組織体制の問題はありますね。たいていの場合、経営企画室の方や新規事業開発の方が我々の窓口になるのですが、新規事業を創ったことのない方が新規事業を創らなきゃいけないというミッションを持って動いていることが多いのです。
ですから、我々のプログラムをご一緒するときは、運営サイドに経営企画、新規事業開発に加え、各事業部から何人かメンバーを選抜して混成チームで実施します。基本的には、30代前半の若手で将来的には会社を担っていくような方々を集めていただきます。
どういったチームを作るかという部分も経験値の中でパターン化はされていますが、企業によって違ってくるのでこれが正解、というのはありません。そういった部分も我々でレコメンドするような形になっています。
■事業創出の鍵はコミュニケーションのスタンスにある
―大企業とベンチャーのコミュニケーションは上手くいってるものなのでしょうか?
難しいところですね。まず、スタートアップ企業サイドにとって、大企業が新規事業を創れるか創れないかといったことは重要ではないんですね。
僕らはスタートアップ企業の成長の場としてこのプログラムを提供しています。つまり大手企業の新規事業を彼らが作ってくれるわけではないっていう認識をまず持っていただくようにしています。新規事業は大企業にとっての新規事業であって、スタートアップ企業にとってではないと。なので実はお互い目的が違うんですが、プログラムにすることで利害関係が一致するポイントがあり、そこを僕らは提供しているというイメージなんですね。

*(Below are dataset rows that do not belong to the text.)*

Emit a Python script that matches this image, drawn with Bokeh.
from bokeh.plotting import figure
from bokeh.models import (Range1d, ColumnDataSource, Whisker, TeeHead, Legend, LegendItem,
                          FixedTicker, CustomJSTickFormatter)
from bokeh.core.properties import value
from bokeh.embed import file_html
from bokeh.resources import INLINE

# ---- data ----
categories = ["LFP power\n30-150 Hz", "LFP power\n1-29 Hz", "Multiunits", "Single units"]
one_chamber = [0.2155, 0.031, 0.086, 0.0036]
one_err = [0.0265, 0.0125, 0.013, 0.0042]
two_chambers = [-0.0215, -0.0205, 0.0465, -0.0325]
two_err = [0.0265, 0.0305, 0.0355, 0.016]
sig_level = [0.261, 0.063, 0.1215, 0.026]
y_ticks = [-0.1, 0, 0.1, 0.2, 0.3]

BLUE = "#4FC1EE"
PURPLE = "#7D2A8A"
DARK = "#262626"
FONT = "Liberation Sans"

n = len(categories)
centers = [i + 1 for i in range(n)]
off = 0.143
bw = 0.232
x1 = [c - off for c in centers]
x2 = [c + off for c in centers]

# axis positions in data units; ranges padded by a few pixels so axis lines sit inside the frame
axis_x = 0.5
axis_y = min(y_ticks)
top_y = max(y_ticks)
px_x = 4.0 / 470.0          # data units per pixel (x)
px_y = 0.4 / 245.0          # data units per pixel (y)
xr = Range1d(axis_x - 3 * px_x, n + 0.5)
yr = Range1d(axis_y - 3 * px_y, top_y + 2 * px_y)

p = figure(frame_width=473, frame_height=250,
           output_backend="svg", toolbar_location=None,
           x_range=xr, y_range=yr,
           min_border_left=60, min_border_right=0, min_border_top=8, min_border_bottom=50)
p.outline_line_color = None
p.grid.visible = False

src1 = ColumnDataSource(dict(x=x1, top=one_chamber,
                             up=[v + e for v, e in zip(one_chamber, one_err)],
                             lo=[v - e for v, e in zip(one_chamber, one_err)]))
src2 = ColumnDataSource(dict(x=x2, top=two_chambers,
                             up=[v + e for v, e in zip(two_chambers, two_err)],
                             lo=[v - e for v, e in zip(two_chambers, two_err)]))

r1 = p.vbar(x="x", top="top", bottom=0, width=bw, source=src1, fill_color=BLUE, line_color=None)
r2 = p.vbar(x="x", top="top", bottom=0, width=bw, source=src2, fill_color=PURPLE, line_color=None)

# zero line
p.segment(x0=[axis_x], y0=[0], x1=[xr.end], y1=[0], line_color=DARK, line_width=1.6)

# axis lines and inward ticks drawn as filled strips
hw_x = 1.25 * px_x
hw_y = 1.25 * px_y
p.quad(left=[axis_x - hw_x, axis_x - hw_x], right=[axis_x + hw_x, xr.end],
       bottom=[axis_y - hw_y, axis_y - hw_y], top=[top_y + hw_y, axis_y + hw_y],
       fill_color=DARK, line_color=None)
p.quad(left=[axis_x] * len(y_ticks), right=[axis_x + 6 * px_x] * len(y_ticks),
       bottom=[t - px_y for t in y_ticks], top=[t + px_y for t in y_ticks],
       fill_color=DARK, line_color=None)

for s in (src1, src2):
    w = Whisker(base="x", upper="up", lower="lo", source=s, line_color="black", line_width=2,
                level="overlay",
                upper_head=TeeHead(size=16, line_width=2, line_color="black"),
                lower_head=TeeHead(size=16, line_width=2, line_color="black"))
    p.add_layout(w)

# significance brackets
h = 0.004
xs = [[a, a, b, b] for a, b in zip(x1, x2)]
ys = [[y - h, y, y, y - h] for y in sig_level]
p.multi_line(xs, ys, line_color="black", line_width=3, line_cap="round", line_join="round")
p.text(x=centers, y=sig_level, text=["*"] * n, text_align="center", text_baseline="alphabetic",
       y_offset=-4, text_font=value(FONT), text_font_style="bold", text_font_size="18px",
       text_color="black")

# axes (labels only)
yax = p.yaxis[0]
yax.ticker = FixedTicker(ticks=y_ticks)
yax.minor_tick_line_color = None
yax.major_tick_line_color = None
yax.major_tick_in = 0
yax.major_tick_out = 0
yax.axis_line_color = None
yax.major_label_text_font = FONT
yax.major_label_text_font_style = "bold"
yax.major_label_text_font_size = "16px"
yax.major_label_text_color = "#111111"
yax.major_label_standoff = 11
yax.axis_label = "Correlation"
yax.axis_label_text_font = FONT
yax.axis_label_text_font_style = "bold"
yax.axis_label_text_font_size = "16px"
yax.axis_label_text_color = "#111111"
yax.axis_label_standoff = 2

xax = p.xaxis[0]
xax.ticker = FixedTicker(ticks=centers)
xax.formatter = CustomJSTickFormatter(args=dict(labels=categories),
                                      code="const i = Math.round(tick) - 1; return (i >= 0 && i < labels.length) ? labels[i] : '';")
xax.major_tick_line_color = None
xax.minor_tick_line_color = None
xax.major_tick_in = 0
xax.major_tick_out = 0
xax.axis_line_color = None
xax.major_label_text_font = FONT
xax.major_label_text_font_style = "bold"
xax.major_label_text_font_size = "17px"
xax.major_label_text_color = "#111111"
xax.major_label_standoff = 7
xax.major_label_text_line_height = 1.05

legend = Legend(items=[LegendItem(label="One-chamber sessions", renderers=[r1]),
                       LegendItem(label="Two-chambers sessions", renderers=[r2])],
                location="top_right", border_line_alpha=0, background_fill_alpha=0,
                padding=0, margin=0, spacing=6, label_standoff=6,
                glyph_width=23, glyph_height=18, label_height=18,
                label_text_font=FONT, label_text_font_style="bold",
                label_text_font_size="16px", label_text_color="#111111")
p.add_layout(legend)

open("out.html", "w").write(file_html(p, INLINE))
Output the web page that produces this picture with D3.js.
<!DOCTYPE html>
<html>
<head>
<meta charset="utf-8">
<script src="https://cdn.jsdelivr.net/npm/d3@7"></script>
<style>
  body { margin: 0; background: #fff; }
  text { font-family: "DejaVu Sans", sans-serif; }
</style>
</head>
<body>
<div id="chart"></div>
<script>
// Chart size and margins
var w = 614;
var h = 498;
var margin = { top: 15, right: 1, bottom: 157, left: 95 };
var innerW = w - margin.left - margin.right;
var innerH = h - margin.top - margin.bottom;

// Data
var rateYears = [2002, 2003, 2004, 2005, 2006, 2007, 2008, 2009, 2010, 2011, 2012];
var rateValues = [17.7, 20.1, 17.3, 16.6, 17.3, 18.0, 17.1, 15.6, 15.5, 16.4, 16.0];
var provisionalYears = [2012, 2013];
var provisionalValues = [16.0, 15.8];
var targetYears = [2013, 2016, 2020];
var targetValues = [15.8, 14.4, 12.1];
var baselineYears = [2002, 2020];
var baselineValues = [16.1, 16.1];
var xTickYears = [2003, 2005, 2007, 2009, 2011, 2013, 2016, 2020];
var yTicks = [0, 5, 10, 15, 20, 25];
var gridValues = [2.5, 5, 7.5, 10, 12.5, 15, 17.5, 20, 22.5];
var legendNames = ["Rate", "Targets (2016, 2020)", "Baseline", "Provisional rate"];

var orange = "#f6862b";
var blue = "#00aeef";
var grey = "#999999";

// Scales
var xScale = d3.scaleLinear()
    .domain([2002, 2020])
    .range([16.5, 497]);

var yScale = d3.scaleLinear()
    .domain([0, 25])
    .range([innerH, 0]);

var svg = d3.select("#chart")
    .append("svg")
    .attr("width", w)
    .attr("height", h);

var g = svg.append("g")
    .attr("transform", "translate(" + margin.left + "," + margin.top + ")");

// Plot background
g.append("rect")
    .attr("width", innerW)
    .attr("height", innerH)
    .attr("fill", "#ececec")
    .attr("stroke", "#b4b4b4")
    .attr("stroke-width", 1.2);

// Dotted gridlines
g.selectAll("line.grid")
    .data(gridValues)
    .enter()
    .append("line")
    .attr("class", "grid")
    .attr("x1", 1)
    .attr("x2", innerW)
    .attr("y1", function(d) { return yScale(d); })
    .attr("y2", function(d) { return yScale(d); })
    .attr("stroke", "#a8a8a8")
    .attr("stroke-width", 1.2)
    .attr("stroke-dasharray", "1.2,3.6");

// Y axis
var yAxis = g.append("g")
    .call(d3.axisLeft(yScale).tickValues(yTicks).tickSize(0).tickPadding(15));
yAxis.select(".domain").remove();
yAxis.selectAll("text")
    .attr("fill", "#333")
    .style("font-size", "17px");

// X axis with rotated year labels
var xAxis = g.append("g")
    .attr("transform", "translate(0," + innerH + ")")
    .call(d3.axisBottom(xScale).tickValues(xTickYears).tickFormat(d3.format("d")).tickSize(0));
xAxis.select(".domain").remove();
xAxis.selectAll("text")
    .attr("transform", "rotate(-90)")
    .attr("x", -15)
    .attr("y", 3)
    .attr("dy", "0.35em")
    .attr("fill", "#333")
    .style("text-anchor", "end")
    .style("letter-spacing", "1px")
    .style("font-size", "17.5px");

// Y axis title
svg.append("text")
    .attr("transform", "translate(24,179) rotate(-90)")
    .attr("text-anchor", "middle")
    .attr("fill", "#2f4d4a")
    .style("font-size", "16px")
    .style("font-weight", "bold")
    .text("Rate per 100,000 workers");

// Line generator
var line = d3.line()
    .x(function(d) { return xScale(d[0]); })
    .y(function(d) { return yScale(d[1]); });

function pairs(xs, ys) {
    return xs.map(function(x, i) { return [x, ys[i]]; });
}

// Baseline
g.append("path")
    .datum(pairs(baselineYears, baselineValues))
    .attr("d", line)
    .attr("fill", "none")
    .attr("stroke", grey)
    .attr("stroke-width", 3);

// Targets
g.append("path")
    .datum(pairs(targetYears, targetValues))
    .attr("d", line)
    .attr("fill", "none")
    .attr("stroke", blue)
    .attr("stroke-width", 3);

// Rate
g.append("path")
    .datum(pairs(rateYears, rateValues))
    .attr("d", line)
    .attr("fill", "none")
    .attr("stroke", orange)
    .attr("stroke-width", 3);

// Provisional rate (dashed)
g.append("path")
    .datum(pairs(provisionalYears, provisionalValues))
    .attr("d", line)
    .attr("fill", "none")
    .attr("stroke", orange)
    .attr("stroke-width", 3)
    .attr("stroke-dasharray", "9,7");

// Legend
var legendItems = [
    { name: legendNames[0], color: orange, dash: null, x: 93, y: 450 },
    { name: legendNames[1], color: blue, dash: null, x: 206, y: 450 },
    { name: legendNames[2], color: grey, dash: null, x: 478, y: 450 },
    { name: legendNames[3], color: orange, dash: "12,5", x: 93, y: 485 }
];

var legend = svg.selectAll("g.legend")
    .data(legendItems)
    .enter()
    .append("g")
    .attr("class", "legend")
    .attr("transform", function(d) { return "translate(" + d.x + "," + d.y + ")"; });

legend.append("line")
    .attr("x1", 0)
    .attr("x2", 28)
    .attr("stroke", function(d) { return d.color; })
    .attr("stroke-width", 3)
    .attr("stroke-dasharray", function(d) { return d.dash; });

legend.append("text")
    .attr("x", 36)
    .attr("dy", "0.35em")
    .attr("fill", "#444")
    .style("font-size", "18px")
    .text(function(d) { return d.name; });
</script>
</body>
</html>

下請け関係や受発注関係ではなく、協業するパートナーというスタンスはとても重要で、事業創出の上手くいくコツはコミュニケーションの取り方にあります。我々のプログラムにおいては、システム上で行われるスタートアップ企業の方と大企業の方のチャットをプログラム運営チームが毎日見て、危ないなと思ったらすぐ間に入ってアドバイスさせていただいてます。
―オープンイノベーション支援というと、Webだけで完結するのは難しそうな印象がありますが。Webとリアルの割合はどのくらいなのでしょうか?
7:3でWebの割合が多いですね。その中でも、先ほどお話ししたコミュニケーション機能というのが多くを占めています。
―Webでできることというのが意外と大きいんですね。Webならではといった事例はありますか?
東京の某金融系の企業が実施したプログラムで、福岡にあるフィンテック分野のスタートアップが採択された事例があります。 これが僕らのコラボの醍醐味で、全国のスタートアップ、あるいは世界中のスタートアップが大企業とのコネクションを作るということが、このプラットフォームを通じて出来ることなんです。
―今後のCrewwの展望を教えてください
東京ではオープンイノベーションに関する取り組みがたくさんありますが、地方が全然追いついていないという現状があります。
約5年オープンイノベーションプログラムを実践してきて色々な企業様とお会いしてきましたが、私の肌感では、地方は「新しいことををやらないと」という焦りを持ち合わせている企業様が都心に比べると少ないような気がしています。そういう課題や、地域のマーケットを持っている企業をパートナーとして我々のシステムやスタートアップ企業のデータベース、ノウハウを提供し、自治体とも連携して地域の活性化に貢献するプログラムを今年に入ってから始めました。
例えば、投資会社がもし我々のプログラムを使ったらスタートアップ企業に投資することもできるでしょうし、広告代理店が使えばプロモーションの部分をより戦略的にやっていけると思います。そういう本業の強みを持っているプレイヤーというのはいるわけですね、たくさん。
そういった事業会社とパートナーシップを築くことによって、スタートアップ企業にとってはよりチャンスが広がっていく。パートナーであり競合であるとも言えるかもしれませんが、競合が増えるということは、ある意味、我々にとっては嬉しいことでもあるんですね。
[Profile]
水野 智之
Creww株式会社 取締役/Managing Director Open Innovation事業統括
アメリカの大学を卒業後、10年間IT業界での経験を経て、ソーシャルチケッティングサービスの共同創業者としてスタートアップ企業の立ち上げに携わった後独立。2013年Crewwに参加しスタートアップ企業と大企業のオープンイノベーションプログラム責任者を務める。